Tweet(s) of the week
- “We have gone from Every Child Matters to actually Maybe Only a Few Really Matter” - @tes
- “School leavers graffiti town, prove education was wasted on them by spelling everything wrong” - @Independent
- “My poor knowledge of Greek mythology has always been my Achilles elbow” - @JohnRentoul.
Word or phrase(s) of the week
A National Education Service. Jeremy Corbyn made much of this in his Conference speech this week but what is it? It was an idea he put forward in his first leadership campaign last year, returning to it on occasions subsequently and making it a key feature of his Conference speech this week.
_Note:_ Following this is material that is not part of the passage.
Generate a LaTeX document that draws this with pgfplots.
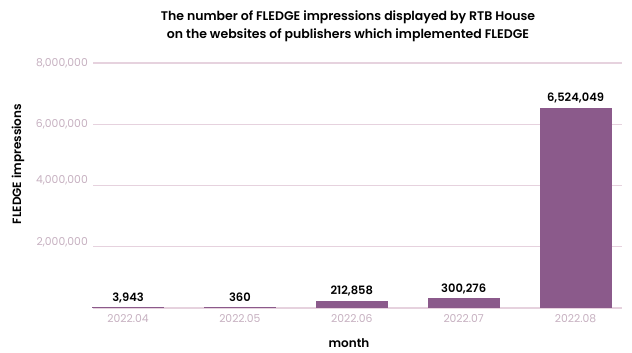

Embodying the features of the NHS, ‘cradle to grave’ and ‘accessible to all’ and so on, recent speeches suggest it could include some or all of these features: more pre - school provision, class sizes under 30, the abolition of tuition fees, more college - employer partnerships and re - invigorated adult learning … all paid for from clamping down on tax avoidance, raising corporation tax and not cutting general tax.
Quote(s) of the week
- “To help pay for a National Education Service, we will ask you to pay a little more in tax” – Jeremy Corbyn calls on employers to dig deeper in support of education
- “I might not have an academic degree but I’ve got a masters in real life” – Shadow Education Secretary Angela Rayner explains how she deals with snobbery about her ‘ordinary’ background
- “Good students are being love-bombed with offers as soon as they send in their applications” – UCAS Chief Exec suggests that HE applicants now hold the strings as universities look to fill up places
- “They will expect their bedroom to be exactly as they left it and your routines to be the same as ever” – tips for parents from the Complete University Guide about what to expect when their offspring return home from university for Christmas
- “There’s very little left for him to run” – AELP Chief Exec Mark Dawe reacts to the news that Peter Lauener has taken on a third job as part-time Chief Exec of the Institute for Apprenticeships
- “Wishful thinking will not solve the problems of deprivation and nor will the EBacc in its current form” – Lord Baker tackles 14-19 learning in a new publication
- “There are not enough hours in the day for a teacher to teach, set homework, mark homework and plan their lessons” – the head teacher of the latest school to abandon homework
- “Low level disruptive behavior is misnamed – it is not low level – it is stealing other students’ curriculum time and schools should not stand for it” – a head teacher and member of the new Parents and Teachers for Excellence Group blogs about the importance of structured conditions for learning.
Number(s) of the week
- 522,000. How many students have been accepted to UK universities so far this year, up 1% on last year according to latest comparable figures from UCAS
- £1,000. How much Welsh domiciled undergrads are set to receive as an annual non-means tested maintenance grant under the latest proposals for funding Welsh HE
- £27,000. How much 30 yr olds typically have in terms of average net wealth (including savings, pension and housing,) nearly half what the generation before them had at the same stage according to the Institute for Fiscal Studies
- 31. The number of apprentices starting at Ofsted this week
- 27.2%. The drop in the number of entries for Design and Technology subjects over the last 5 years since the EBacc was proposed, according to figures published by Lord Baker
- £160m. The value of Jeremy Corbyn’s promised arts pupil premium for primary schools in England and Wales
- 65%, 73% and 74%. The number of pupils who reached expected standards in this year’s tougher KS1 writing, maths and reading assessments as against 88%, 93% and 90% last year
- 53%. How many governors and trustees are unhappy with the general direction of government education policy according to the latest survey from the National Governors’ Association.
What to look out for next week
- Conservative Party Conference (Sunday – Wednesday)
- Brexit theme at the Conservative Conference (Sunday)
- Chancellor’s speech at the Conservative Conference (Monday)
- Education speech at the Conservative Conference (Tuesday)
- PM’s speech at the Conservative Conference (Wednesday).